COURT WILL NOT SIMPLY INFER BAD FAITH CONDUCT, WITHOUT FACTUAL DETAIL THAT CAN UNDERPIN A PLAUSIBLE BAD FAITH CLAIM (Philadelphia Federal)
This is another example of a failure to meet federal plausibility pleading standards when asserting statutory bad faith. The opinion was issued by Judge Michael Baylson. We have summarized nearly 40 of Judge Baylson’s bad faith opinions over the years.
Judge Baylson sets out the basic propositions guiding the outcome of this motion to dismiss the bad faith count.
“Alleging an insurer failed to pay plaintiff for claims covered by an insurance policy, even if the loss-causing incident is uncontested and plaintiff allegedly fulfilled all prior conditions, does not itself state a plausible claim for unreasonableness.” Judge Baylson cites his 2011 Eley opinion, among other cases, in support.
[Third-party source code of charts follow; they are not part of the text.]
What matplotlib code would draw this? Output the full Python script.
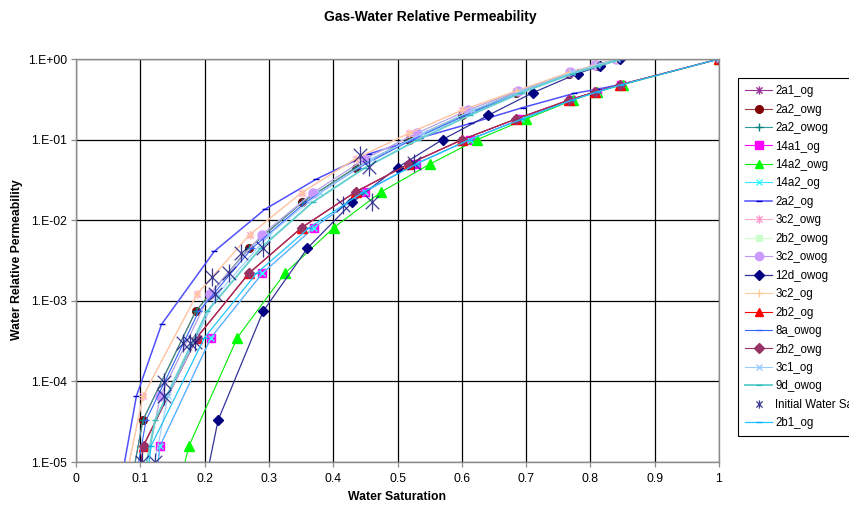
import math
import matplotlib
matplotlib.use("Agg")
import matplotlib.pyplot as plt
from matplotlib.path import Path
from matplotlib.ticker import FixedLocator, FuncFormatter, NullLocator

plt.rcParams['font.family'] = ['Liberation Sans', 'DejaVu Sans']

# ---- relative permeability levels shared by the curve families ----
kr_og = [1e-6, 1.6e-5, 3.5e-4, 2.2e-3, 8.1e-3, 2.25e-2, 5.0e-2, 0.10, 0.18, 0.31, 0.39, 0.48, 1.0]
kr_owg = [1e-6, 3.3e-5, 7.4e-4, 4.5e-3, 1.67e-2, 4.5e-2, 0.10, 0.20, 0.38, 0.66, 0.82, 1.0]
kr_owg_end = [1e-6, 3.3e-5, 7.4e-4, 4.5e-3, 1.67e-2, 4.5e-2, 0.10, 0.20, 0.38, 0.66, 0.82, 1.0, 1.0]
kr_3c2 = [1e-6, 6.5e-5, 1.2e-3, 6.6e-3, 2.2e-2, 5.8e-2, 0.12, 0.233, 0.40, 0.68, 0.84, 1.0]
kr_3c2_end = [1e-6, 6.5e-5, 1.2e-3, 6.6e-3, 2.2e-2, 5.8e-2, 0.12, 0.233, 0.40, 0.68, 0.84, 1.0, 1.0]
kr_2a2_og = [1e-6, 6.6e-5, 5.1e-4, 4.1e-3, 1.37e-2, 3.24e-2, 6.6e-2, 0.105, 0.16, 0.25, 0.375, 0.42, 0.48]

# ---- water saturation of each sample ----
sw_2a1_og = [0.085, 0.105, 0.188, 0.269, 0.351, 0.435, 0.518, 0.601, 0.684, 0.767, 0.807, 0.846, 1.0]
sw_2a2_owg = [0.069, 0.104, 0.186, 0.269, 0.352, 0.435, 0.518, 0.601, 0.684, 0.767, 0.810, 0.845]
sw_2a2_owog = [0.069, 0.104, 0.186, 0.269, 0.352, 0.435, 0.518, 0.601, 0.684, 0.767, 0.810, 0.845]
sw_14a1_og = [0.110, 0.131, 0.210, 0.290, 0.370, 0.449, 0.528, 0.612, 0.692, 0.770, 0.810, 0.848, 1.0]
sw_14a2_owg = [0.137, 0.176, 0.251, 0.325, 0.401, 0.475, 0.551, 0.624, 0.700, 0.773, 0.810, 0.850, 1.0]
sw_14a2_og = [0.110, 0.131, 0.210, 0.290, 0.370, 0.449, 0.528, 0.612, 0.692, 0.770, 0.810, 0.848, 1.0]
sw_2a2_og = [0.053, 0.094, 0.133, 0.215, 0.294, 0.374, 0.455, 0.535, 0.615, 0.695, 0.775, 0.810, 0.845]
sw_3c2_owg = [0.057, 0.104, 0.188, 0.270, 0.351, 0.435, 0.518, 0.601, 0.684, 0.767, 0.807, 0.840]
sw_2b2_owog = [0.085, 0.131, 0.208, 0.289, 0.369, 0.450, 0.530, 0.610, 0.688, 0.768, 0.807, 0.840]
sw_3c2_owog = [0.085, 0.131, 0.208, 0.289, 0.369, 0.450, 0.530, 0.610, 0.688, 0.768, 0.807, 0.840]
sw_12d_owog = [0.182, 0.221, 0.291, 0.360, 0.430, 0.500, 0.570, 0.641, 0.710, 0.780, 0.815, 0.846]
sw_3c2_og = [0.057, 0.104, 0.188, 0.270, 0.351, 0.435, 0.518, 0.601, 0.684, 0.767, 0.807, 0.840, 1.0]
sw_2b2_og = [0.085, 0.105, 0.188, 0.269, 0.351, 0.435, 0.518, 0.601, 0.684, 0.767, 0.807, 0.846, 1.0]
sw_8a_owog = [0.075, 0.109, 0.191, 0.274, 0.357, 0.440, 0.523, 0.606, 0.689, 0.772, 0.812, 0.846]
sw_2b2_owg = [0.085, 0.105, 0.188, 0.269, 0.351, 0.435, 0.518, 0.601, 0.684, 0.767, 0.807, 0.846, 1.0]
sw_3c1_og = [0.097, 0.143, 0.220, 0.300, 0.380, 0.460, 0.540, 0.618, 0.694, 0.772, 0.810, 0.842, 1.0]
sw_9d_owog = [0.085, 0.123, 0.204, 0.287, 0.368, 0.450, 0.532, 0.612, 0.692, 0.772, 0.812, 0.848, 1.0]
sw_2b1_og = [0.097, 0.117, 0.200, 0.281, 0.363, 0.447, 0.530, 0.612, 0.694, 0.772, 0.810, 0.848, 1.0]

# initial water saturation of the plugs and their krw
swi_x = [0.102, 0.123, 0.137, 0.137, 0.167, 0.177, 0.185, 0.211, 0.216, 0.238,
         0.257, 0.291, 0.416, 0.460, 0.442, 0.455, 0.525]
swi_y = [1.0e-5, 1.0e-5, 9.9e-5, 6.5e-5, 3.0e-4, 3.0e-4, 3.1e-4, 2.0e-3, 1.2e-3, 2.2e-3,
         3.9e-3, 4.5e-3, 1.54e-2, 1.7e-2, 6.4e-2, 4.6e-2, 5.08e-2]

x_ticks = [0, 0.1, 0.2, 0.3, 0.4, 0.5, 0.6, 0.7, 0.8, 0.9, 1.0]
y_ticks = [1e-5, 1e-4, 1e-3, 1e-2, 1e-1, 1e0]

# asterisk marker: vertical bar plus a cross
star = Path([(0, -1), (0, 1), (-0.75, -0.75), (0.75, 0.75), (-0.75, 0.75), (0.75, -0.75)],
            [Path.MOVETO, Path.LINETO] * 3)

series = [
    # label, x, y, line colour, marker, marker colour, marker size, line width
    ("2a1_og", sw_2a1_og, kr_og, "#993399", star, "#993399", 6, 0.8),
    ("2a2_owg", sw_2a2_owg, kr_owg, "#a04040", "o", "#800000", 5.5, 0.8),
    ("2a2_owog", sw_2a2_owog, kr_owg, "#339999", "+", "#008080", 6, 0.8),
    ("14a1_og", sw_14a1_og, kr_og, "#ff00ff", "s", "#ff00ff", 5.5, 0.8),
    ("14a2_owg", sw_14a2_owg, kr_og, "#00ee00", "^", "#00ff00", 6.5, 0.8),
    ("14a2_og", sw_14a2_og, kr_og, "#33e5ff", "x", "#33ffff", 5, 0.8),
    ("2a2_og", sw_2a2_og, kr_2a2_og, "#5050ff", "_", "#0000c0", 5, 1.1),
    ("3c2_owg", sw_3c2_owg, kr_3c2, "#ffaacc", star, "#ff99cc", 6, 0.8),
    ("2b2_owog", sw_2b2_owog, kr_3c2, "#ccffcc", "s", "#ccffcc", 4.5, 0.8),
    ("3c2_owog", sw_3c2_owog, kr_3c2, "#bb99ee", "o", "#cc99ff", 6.5, 0.8),
    ("12d_owog", sw_12d_owog, kr_owg, "#333399", "D", "#000080", 5, 0.9),
    ("3c2_og", sw_3c2_og, kr_3c2_end, "#ffcc99", "+", "#ffcc99", 6, 0.8),
    ("2b2_og", sw_2b2_og, kr_og, "#ff0000", "^", "#ff0000", 6.5, 0.8),
    ("8a_owog", sw_8a_owog, kr_owg, "#3366ff", "_", "#3366ff", 5, 0.8),
    ("2b2_owg", sw_2b2_owg, kr_og, "#993366", "D", "#993366", 5, 0.8),
    ("3c1_og", sw_3c1_og, kr_3c2_end, "#99ccff", "x", "#99ccff", 5, 0.8),
    ("9d_owog", sw_9d_owog, kr_owg_end, "#66d0d0", "_", "#33bbbb", 5, 1.4),
]

fig = plt.figure(figsize=(8.49, 5.09), dpi=100)
ax = fig.add_axes([76 / 849, 1 - 462 / 509, 643 / 849, 403 / 509])

handles = []
for label, xs, ys, lc, mk, mc, ms, lw in series:
    h, = ax.plot(xs, ys, color=lc, lw=lw, marker=mk, markersize=ms,
                 markerfacecolor=mc, markeredgecolor=mc, markeredgewidth=1.0,
                 label=label, clip_on=True)
    handles.append(h)

h_swi, = ax.plot(swi_x, swi_y, linestyle="none", marker=star, markersize=13,
                 markerfacecolor="none", markeredgecolor="#1a1a80", markeredgewidth=0.9,
                 label="Initial Water Saturation", alpha=0.85)
handles.append(h_swi)

h_2b1, = ax.plot(sw_2b1_og, kr_og, color="#22c4ff", lw=0.9, marker="_", markersize=5,
                 markeredgecolor="#00b0ff", markeredgewidth=1.0, label="2b1_og")
handles.append(h_2b1)

ax.set_yscale("log")
ax.set_xlim(0, 1)
ax.set_ylim(1e-5, 1)

ax.xaxis.set_major_locator(FixedLocator(x_ticks))
ax.xaxis.set_major_formatter(FuncFormatter(lambda v, p: f"{v:g}"))
ax.yaxis.set_major_locator(FixedLocator(y_ticks))
ax.yaxis.set_minor_locator(NullLocator())
ax.yaxis.set_major_formatter(
    FuncFormatter(lambda v, p: "1.E" + format(int(round(math.log10(v))), "+03d")))

ax.grid(True, which="major", color="black", linewidth=0.9)
ax.set_axisbelow(True)
for s in ax.spines.values():
    s.set_color("#8c8c8c")
    s.set_linewidth(1.0)
ax.tick_params(axis="both", which="major", direction="out", length=3.5, width=0.9,
               color="#8c8c8c", labelsize=8.8, pad=3)
ax.tick_params(axis="x", pad=4.5)

fig.text(0.507, 1 - 17 / 509, "Gas-Water Relative Permeability", ha="center", va="center",
         fontsize=10, fontweight="bold")
fig.text(397.5 / 849, 1 - 497 / 509, "Water Saturation", ha="center", va="center",
         fontsize=8.8, fontweight="bold")
fig.text(17 / 849, 1 - 260 / 509, "Water Relative Permeability", ha="center", va="center",
         rotation=90, fontsize=8.8, fontweight="bold")

leg = fig.legend(handles=handles, loc="upper left", bbox_to_anchor=(738 / 849, 1 - 78 / 509),
                 borderaxespad=0, fontsize=8.3, frameon=True, fancybox=False, shadow=False,
                 edgecolor="black", framealpha=1, numpoints=1, handlelength=2.35,
                 handletextpad=0.25, labelspacing=0.56, borderpad=0.62)
leg.get_frame().set_linewidth(0.8)
for lh in leg.legend_handles:
    lh.set_markersize(min(lh.get_markersize(), 6))

fig.savefig("out.png", dpi=100)
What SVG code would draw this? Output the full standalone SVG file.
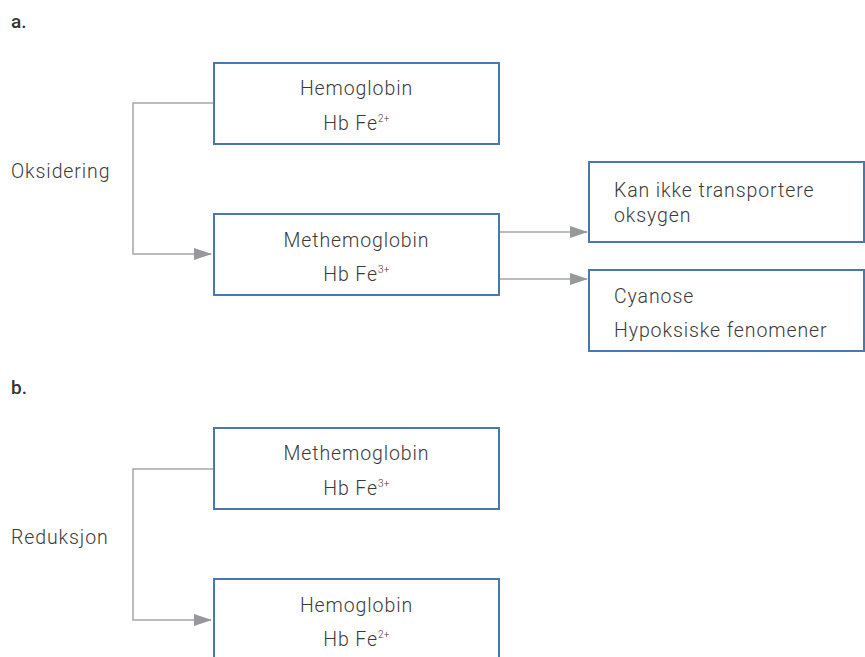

“[M]ere averment that an insurer had no reasonable basis for refusing to reimburse a plaintiff is a conclusory legal statement, not a factual allegation.”
“'[T]he mere fact that [the insurer] denied [the insured’s] request for coverage,’ without factual specifics as to ‘who, what, where, when, and how’ such denial was unreasonable, does not plausibly show reckless indifference.” He cites Judge O’Neill’s 2012 Blasetti decision in support.
“A failure to immediately accede to a demand [under an insurance policy] cannot, without more, amount to bad faith.” Judge Baylson cites to Judge Buckwatler’s Pasqualino decision in support of this proposition.
The case involved a property damage claim for breach of contract and bad faith. Applying the foregoing principles to the complaint’s averments, Judge Baylson reaches the following conclusions:
First, the complaint alleges the insurer possessed no evidence that the losses did not occur and were not substantiated. However, there are no supporting facts alleged as to the unreasonableness of the insurer’s position. The only allegations are the property damage was covered under the policy, and that the insured complied with the policy by sending some written documentation of the damages and demanding coverage.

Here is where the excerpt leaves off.